WHAT THE EXERCISE ASKS
From the first line of the listing below, retype each line up to and including the one with "const fs = 15.5;"; pictures stay out.

INFORMATION SUPPLIED
⁂

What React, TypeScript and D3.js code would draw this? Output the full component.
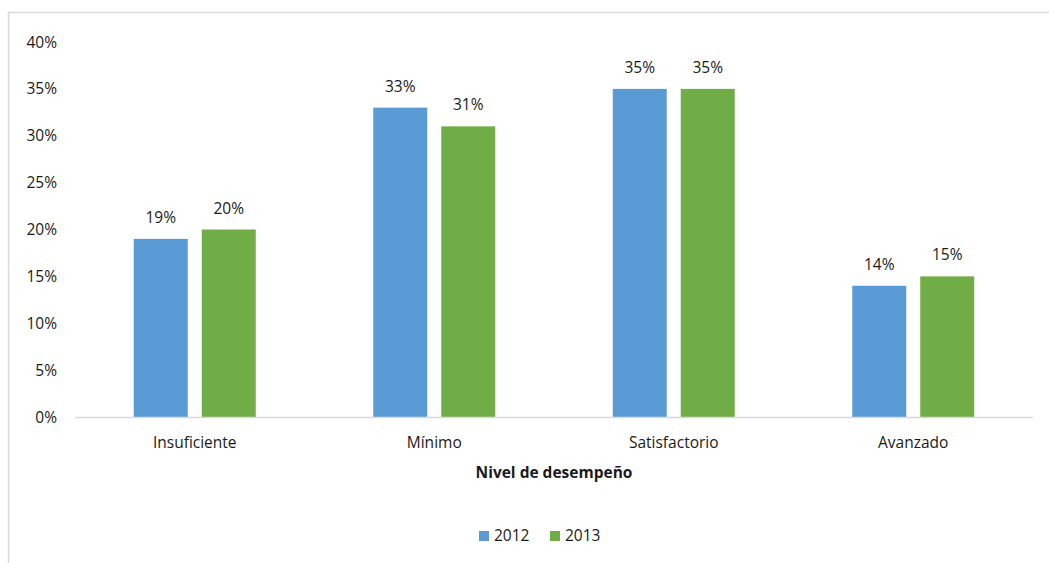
import React from "react";
import * as d3 from "d3";

const categories = ["Insuficiente", "Mínimo", "Satisfactorio", "Avanzado"];
const seriesNames = ["2012", "2013"];
const values2012 = [19, 33, 35, 14];
const values2013 = [20, 31, 35, 15];
const yTicks = [0, 5, 10, 15, 20, 25, 30, 35, 40];
const colors = ["#5b9bd5", "#70ad47"];

const W = 1049;
const H = 563;
const font = "'Open Sans', sans-serif";
const fs = 15.5;

export default function App() {
  const left = 75;
  const right = 1033;
  const top = 42;
  const bottom = 417;
  const x = d3.scaleBand<string>().domain(categories).range([left, right]).paddingInner(0).paddingOuter(0);
  const y = d3.scaleLinear().domain([0, 40]).range([bottom, top]);
  const barW = 54;
  const gap = 14;
  const series = [values2012, values2013];
  return (
    <svg width={W} height={H} style={{ position: "absolute", left: 0, top: 0 }}>
      <rect x={0} y={0} width={W} height={H} fill="#fff" />
      <rect x={8.5} y={12.5} width={W + 20} height={H + 20} fill="none" stroke="#d9d9d9" strokeWidth={1.5} />
      {yTicks.map((t) => (
        <text key={t} x={57} y={y(t) + 5.5} textAnchor="end" fontFamily={font} fontSize={fs} fill="#1a1a1a">
          {t}%
        </text>
      ))}
      {categories.map((c, i) => {
        const cx = (x(c) as number) + x.bandwidth() / 2;
        return (
          <g key={c}>
            {series.map((vals, s) => {
              const bx = cx - gap / 2 - barW + s * (barW + gap);
              return (
                <g key={s}>
                  <rect x={bx} y={y(vals[i])} width={barW} height={bottom - y(vals[i])} fill={colors[s]} />
                  <text x={bx + barW / 2} y={y(vals[i]) - 16} textAnchor="middle" fontFamily={font} fontSize={fs} fill="#1a1a1a">
                    {vals[i]}%
                  </text>
                </g>
              );
            })}
            <text x={cx} y={448} textAnchor="middle" fontFamily={font} fontSize={fs} fill="#1a1a1a">
              {c}
            </text>
          </g>
        );
      })}
      <line x1={left} x2={right} y1={bottom + 0.5} y2={bottom + 0.5} stroke="#d9d9d9" strokeWidth={1.5} />
      <text x={554} y={478} textAnchor="middle" fontFamily={font} fontSize={fs} fontWeight="bold" fill="#1a1a1a">
        Nivel de desempeño
      </text>
      {seriesNames.map((n, s) => {
        const lx = 479 + s * 71;
        return (
          <g key={n}>
            <rect x={lx} y={531} width={10} height={10} fill={colors[s]} />
            <text x={lx + 15} y={541} fontFamily={font} fontSize={fs} fill="#1a1a1a">
              {n}
            </text>
          </g>
        );
      })}
    </svg>
  );
}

⁂

COMPLETE ANSWER
What React, TypeScript and D3.js code would draw this? Output the full component.
import React from "react";
import * as d3 from "d3";

const categories = ["Insuficiente", "Mínimo", "Satisfactorio", "Avanzado"];
const seriesNames = ["2012", "2013"];
const values2012 = [19, 33, 35, 14];
const values2013 = [20, 31, 35, 15];
const yTicks = [0, 5, 10, 15, 20, 25, 30, 35, 40];
const colors = ["#5b9bd5", "#70ad47"];

const W = 1049;
const H = 563;
const font = "'Open Sans', sans-serif";
const fs = 15.5;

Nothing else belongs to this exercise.